Fausto Bertinotti, the Rc leader warns constantly now of "a profound crisis in society". The double evil of war and terrorism are "an organic component" of the second (phase of) globalisation, he says (Il Manifesto 1 November). (The first ended with the attack on the Twin Towers in New York).

‘No Global’

The anti-globalisation movement in all countries (in Italy known as ‘no global’) is extremely diverse and proud of it. But some of its leaders make a virtue of having no one ideology, no one solution and no central organisation. This can reflect a healthy reaction against the old Stalinist way of running ‘left’ organisations or even societies – in Eastern Europe and the Soviet Union, but it leaves the movement amorphous and without clear purpose and direction. The movement of Social Centres that has been initiated and built up in recent years by Italy’s young and discontented are often led by extremely radical figures. Casarini, their recognised spokesperson is linked with the ‘Tutte Bianchi’ civil disobedience movement, and is even the subject of popular songs sung by the youth on their marches.

It seems as if the Social Forums, the more moderate federal structures that represent the no-global movement locally are already facing problems arising from their very broad make-up. Obviously the Christian pacifists involved, and the environmentalists are going to have a different outlook on life and on struggle from the ‘disobedients’. Their outlook is also far more on the individual and ‘moral’ plane than on the idea of collective action and organisation of the students, workers and activists who base themselves on the ideas of Marx and Engels and on the experience of the Russian Revolution.

It is clear that the organisations which have come out most forcefully against the war and against the policies of the Berlusconi government – those with a policy of defiance, of occupations and of strikes – have been boosted in the course of the anti-war protests – the Party of Communist Refoundation, the Cobas and Cub trade unions and the militant Metalworkers’ union (FIOM). There is even a substantial left inside the largest trade union federation – the Cgil. This reflects the pressure building up from below in Italian society and also the struggle taking place in other parts of the anti-capitalist movement between those who think capitalism can be reformed and those who are convinced it needs to be replaced with genuine socialism.

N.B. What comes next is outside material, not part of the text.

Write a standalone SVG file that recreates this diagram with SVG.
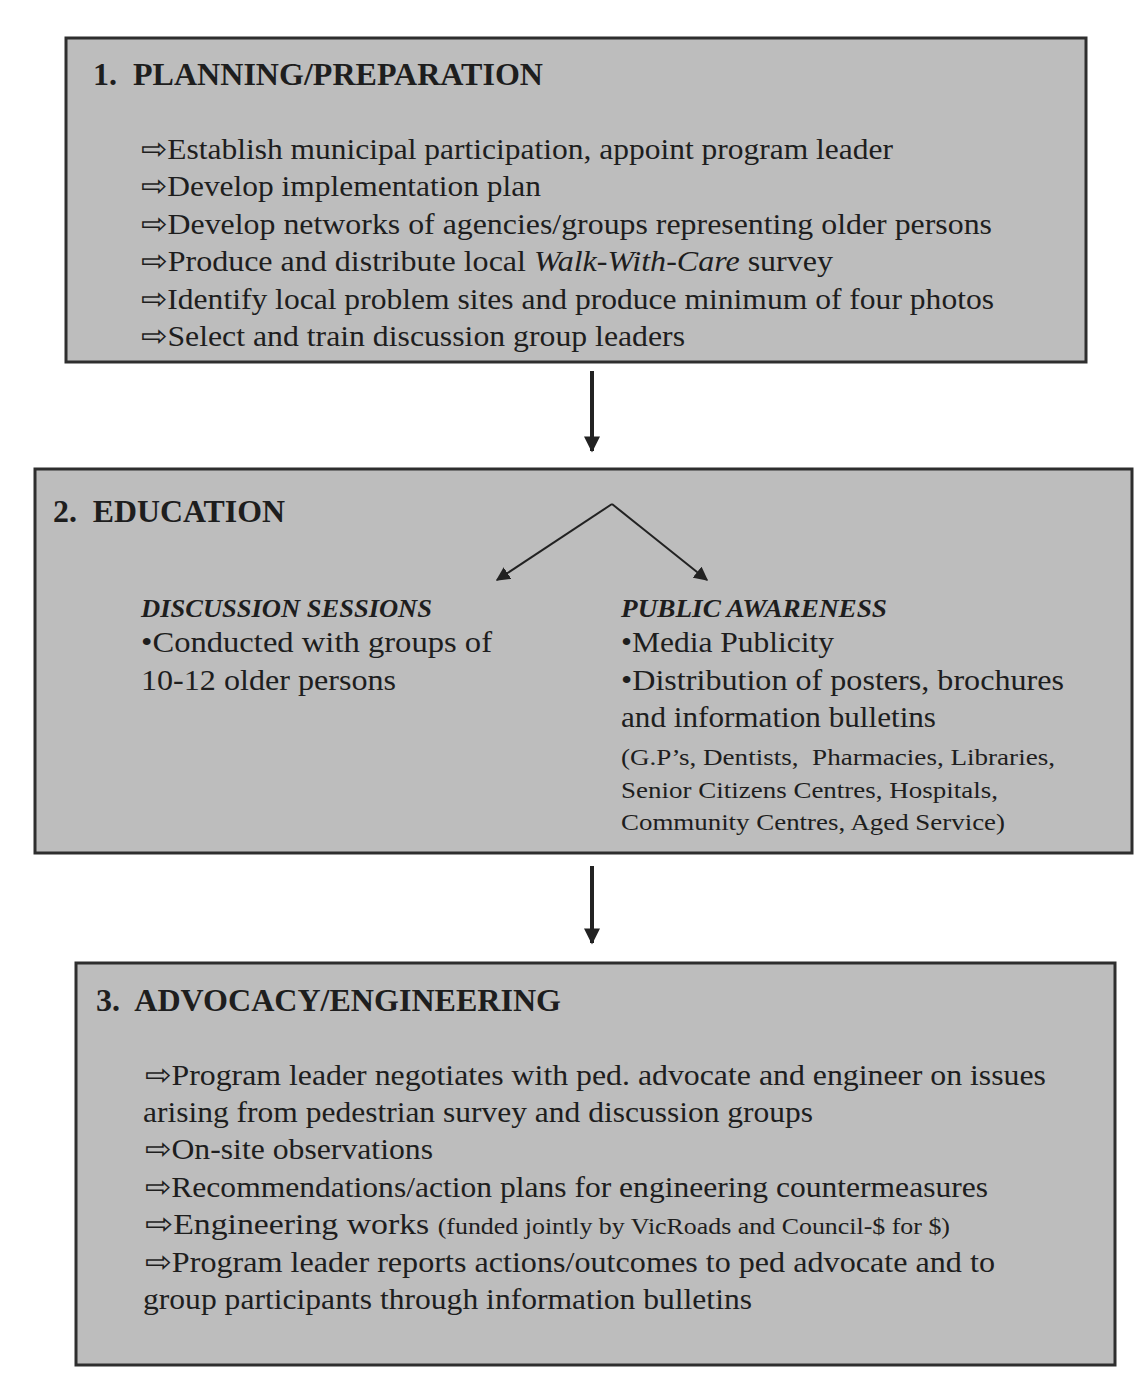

A party as strongly socialist as the Refoundation, needs to emphasise its distinctly socialist/communist nature if it is to pick up the most radicalised youth. It would be a mistake for it to lose its identity in the Social Forum movement. It is important to participate and to help harness the still growing anti-globalisation anger into effective protests. But that, in itself, will not be enough to provide the kind of lead that the energetic and defiant working class of Italy needs in order to conduct a struggle to get rid of capitalism.

A programme taking up the demands to stop privatisations, closures and job losses, for big injections of public finance into schools, health, housing and transport must explain that capitalism itself is not able to provide the basic necessities for all. It must explain the need to take Refoundation further on the road towards a mass workers’ party with a programme of public ownership of the big banks, industrial companies and land under democratic control and management by the working class.

The case for a planned economy has not been keenly advocated since the days of the collapse of the Berlin Wall and the Stalinist regimes in Eastern Europe and the Soviet Union. It has not been sufficiently related to modern conditions or explained in terms of genuine participatory socialist planning. That is the task which the CWI sees as most urgent for the active and youthful layers in Refoundation, in the colleges and schools and in the workplaces to set themselves. The renewed combativity of workers and students at this time makes the prospect of convincing them of the ideas of socialism so much more likely to succeed.